This post is specific to WebSphere Commerce.
I ran into a new stagingprop failure today(which doesn’t happen all that often anymore), and it taught me something about custom staging triggers, too.
What this Error Looks Like
Stagingprop fails, and a message such as this this in the stagingprop log.
(Tue Oct 02 09:51:44 EDT 2012)The sequence of the following operations in STAGLOG table is invalid: operation U followed by U. (Tue Oct 02 09:51:44 EDT 2012) 6665471: UPDATE table stloc - stloc_id=510303 (Tue Oct 02 09:51:44 EDT 2012) 6665472: UPDATE table stloc - stloc_id=510303
This was a new one. I’d seen issues with a D followed by U error before, but not two U’s. Usually this type of error is either associated with a primary key change or issues with related rows in different filters. In this case neither is the issue:
db2 "select stgrfnbr, stgstmp, stgtable, stgop, stgprocessed, stgnkey1, stgokey1, STGMENBR from wscomusr.staglog where stgtable='stloc' and (stgnkey1=510303 or stgokey1=51303) and stgprocessed=0 with ur" STGRFNBR STGSTMP STGTABLE STGOP STGPROCESSED STGNKEY1 STGOKEY1 STGMENBR -------------------- -------------------------- ------------------ ----- ------------ -------------------- -------------------- ----------- 6665471 2012-10-01-12.53.07.728499 stloc U 0 510303 510303 1 6665472 2012-10-01-12.53.07.728499 stloc U 0 510303 510303 0 2 record(s) selected.

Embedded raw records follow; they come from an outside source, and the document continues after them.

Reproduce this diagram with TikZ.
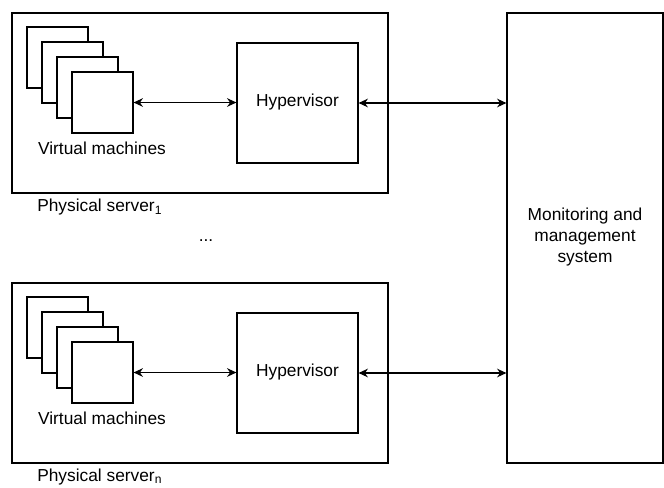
\documentclass[tikz,border=0pt]{standalone}
\usepackage{fontspec}
\setmainfont{Liberation Sans}
\usetikzlibrary{arrows.meta}
\tikzset{
  box/.style={draw, line width=0.9pt, fill=white, inner sep=0pt, minimum width=#1},
  vm/.style={draw, line width=0.9pt, fill=white, inner sep=0pt, minimum width=45.75pt, minimum height=45.75pt},
  lbl/.style={inner sep=0pt, font=\fontsize{13}{15.4}\selectfont},
  link/.style={line width=0.9pt, {Stealth[length=7pt,width=6.5pt]}-{Stealth[length=7pt,width=6.5pt]}}
}
\begin{document}
\begin{tikzpicture}[x=0.75pt,y=-0.75pt]
\useasboundingbox (0,0) rectangle (664,487);
% monitoring system
\node[box=117pt, minimum height=337.5pt] (mon) at (585,238) {};
\node[lbl, align=center] (montxt) at (585,237) {Monitoring and\\management\\system};
% server 1
\node[box=282pt, minimum height=135pt] (srv1) at (200,103) {};
\node[vm] (vm1a) at (57.5,57.5) {};
\node[vm] (vm1b) at (72.5,72.5) {};
\node[vm] (vm1c) at (87.5,87.5) {};
\node[vm] (vm1d) at (102.5,102.5) {};
\node[box=90.75pt, minimum height=90pt] (hyp1) at (297.5,103) {};
\node[lbl] (hyp1txt) at (297.5,102) {Hypervisor};
\node[lbl] (vm1txt) at (102,148) {Virtual machines};
\node[lbl, anchor=west] (srv1txt) at (37,207) {Physical server\textsubscript{1}};
\draw[link] (vm1d.east) -- (hyp1.west |- vm1d.east);
\draw[link] (hyp1.east) -- (mon.west |- hyp1.east);
% dots
\node[lbl] (dots) at (206,241) {...};
% server n
\node[box=282pt, minimum height=135pt] (srvn) at (200,373) {};
\node[vm] (vmna) at (57.5,327.5) {};
\node[vm] (vmnb) at (72.5,342.5) {};
\node[vm] (vmnc) at (87.5,357.5) {};
\node[vm] (vmnd) at (102.5,372.5) {};
\node[box=90.75pt, minimum height=90pt] (hypn) at (297.5,373) {};
\node[lbl] (hypntxt) at (297.5,372) {Hypervisor};
\node[lbl] (vmntxt) at (102,418) {Virtual machines};
\node[lbl, anchor=west] (srvntxt) at (37,477) {Physical server\textsubscript{n}};
\draw[link] (vmnd.east) -- (hypn.west |- vmnd.east);
\draw[link] (hypn.east) -- (mon.west |- hypn.east);
\end{tikzpicture}
\end{document}
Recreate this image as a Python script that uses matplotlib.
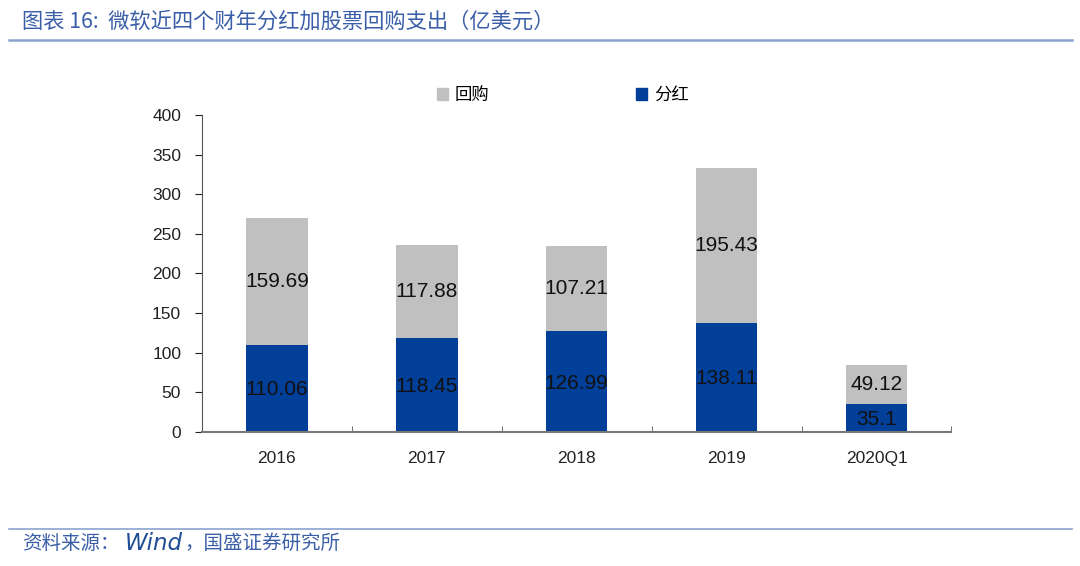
import numpy as np
import matplotlib.pyplot as plt
from matplotlib.patches import Patch
from matplotlib.lines import Line2D

plt.rcParams['font.family'] = ['Liberation Sans', 'Noto Sans CJK SC', 'DejaVu Sans']

# 数据
years = ['2016', '2017', '2018', '2019', '2020Q1']
dividend = [110.06, 118.45, 126.99, 138.11, 35.1]
buyback = [159.69, 117.88, 107.21, 195.43, 49.12]
div_labels = ['110.06', '118.45', '126.99', '138.11', '35.1']
buy_labels = ['159.69', '117.88', '107.21', '195.43', '49.12']

blue = '#023f98'
grey = '#c0c0c0'
title_blue = '#3a5ea8'
line_blue = '#8ba3cf'

fig = plt.figure(figsize=(10.8, 5.66), dpi=100)
ax = fig.add_axes([0.187, 0.2367, 0.694, 0.5603])

x = np.arange(len(years))
w = 0.41
ax.bar(x, dividend, w, color=blue, zorder=2)
ax.bar(x, buyback, w, bottom=dividend, color=grey, zorder=2)

for i in range(len(years)):
    ax.text(x[i], dividend[i] / 2 - 2, div_labels[i], ha='center', va='center',
            fontsize=15, color='#111111', family='Liberation Sans')
    ax.text(x[i], dividend[i] + buyback[i] / 2, buy_labels[i], ha='center', va='center',
            fontsize=15, color='#111111', family='Liberation Sans')

ax.set_xlim(-0.5, len(years) - 0.5)
ax.set_ylim(0, 400)
ax.set_yticks(np.arange(0, 401, 50))
ax.tick_params(axis='y', direction='out', length=5, labelsize=12.5, colors='#222222', pad=10)
ax.set_xticks(x)
ax.set_xticklabels(years)
ax.tick_params(axis='x', which='major', length=0, labelsize=12.5, colors='#222222', pad=14)
ax.set_xticks(np.arange(0.5, len(years), 1), minor=True)
ax.tick_params(axis='x', which='minor', direction='in', length=4, color='#555555')

for s in ['top', 'right']:
    ax.spines[s].set_visible(False)
ax.spines['left'].set_color('#555555')
ax.spines['bottom'].set_color('#777777')
ax.spines['bottom'].set_linewidth(1.5)

handles = [Patch(color=grey, label='回购'), Patch(color=blue, label='分红')]
fig.legend(handles=handles, loc='center', bbox_to_anchor=(0.521, 0.832), ncol=2, frameon=False,
           prop={'family': ['Noto Sans CJK SC'], 'size': 12.5}, handlelength=0.65, handleheight=0.65,
           handletextpad=0.4, columnspacing=8.4)

# 标题与来源
fig.text(0.02, 0.962, '图表 16:  微软近四个财年分红加股票回购支出（亿美元）', fontsize=15.3,
         color=title_blue, style='italic', va='center', family=['Noto Sans CJK SC', 'DejaVu Sans'])
fig.add_artist(Line2D([0.008, 0.993], [0.929, 0.929], color=line_blue, lw=1.8))
fig.add_artist(Line2D([0.008, 0.993], [0.065, 0.065], color=line_blue, lw=1.2))
fig.text(0.02, 0.04, '资料来源：', fontsize=14, color=title_blue, va='center',
         family=['Noto Sans CJK SC'])
fig.text(0.1157, 0.04, 'Wind', fontsize=16.5, color='#1f4e96', va='center', style='italic',
         family='DejaVu Sans')
fig.text(0.171, 0.04, '，国盛证券研究所', fontsize=14, color=title_blue, va='center',
         family=['Noto Sans CJK SC'])

fig.savefig('out.png', dpi=100)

On examining the row, you can see that the only difference between the two update rows was the STGMENBR column. I had to look up what this column is. From the WebSphere Commerce Info Center:
Indicates whether staged table referenced in STGTABLE is a site or merchant table:
- 0: site table
- 1: merchant table
What the Real Issue Is
In this specific case, someone had added some custom staging triggers without deleting the existing out-of-the-box staging triggers. The only difference between the two sets of triggers was the value that they populated for STGMENBR. Stagingprop can handle multiple updates for the same row – it does it all the time. But if the updates for the same row have different STGMENBRs, apparently stagingprop cannot handle that.
In this case, the table in question is part of the site scope, which I verified by figuring out which table it was in:
$ db2 "select * from wscomusr.stgsitetab where tabname='stloc' with ur" TABNBR TABNAME OPTCOUNTER ----------- ------------------------- ---------- 5003 stloc - 1 record(s) selected. $ db2 "select * from wscomusr.stgmertab where tabname='stloc' with ur" TABNBR TABNAME OPTCOUNTER ----------- ------------------------- ---------- 0 record(s) selected.
The solution was to mark the rows processed that had a STGMENBR of 1 for this table and one dependent table (stlocattr) that had the same issue. After that, stagingprop ran successfully.
Now your situation might not be the same as mine – a client DBA added these triggers, and it’s a mistake that wouldn’t happen for a database I’m supporting myself. If I add custom triggers for a table, I drop the out of the box ones if there are any, and ask why we need the custom ones if someone else is providing the syntax. In this case, this database will just run into exactly the same issue again if the custom triggers are left in place.
The Lesson for Custom Triggers
This actually taught me an interesting lesson. In several cases, I’ve seen issues where we add custom tables to stagingprop, but then the data won’t prop unless we add the table to both the stgsitetab and stgmertab tables. Which I shouldn’t have to do, but in the cases in question they were always propping with a scope of all, so it wasn’t a problem. I now suspect that in those cases, I’ve written the custom triggers with the wrong value for STGMENBR.
So the moral of the story is: you learn something new every day.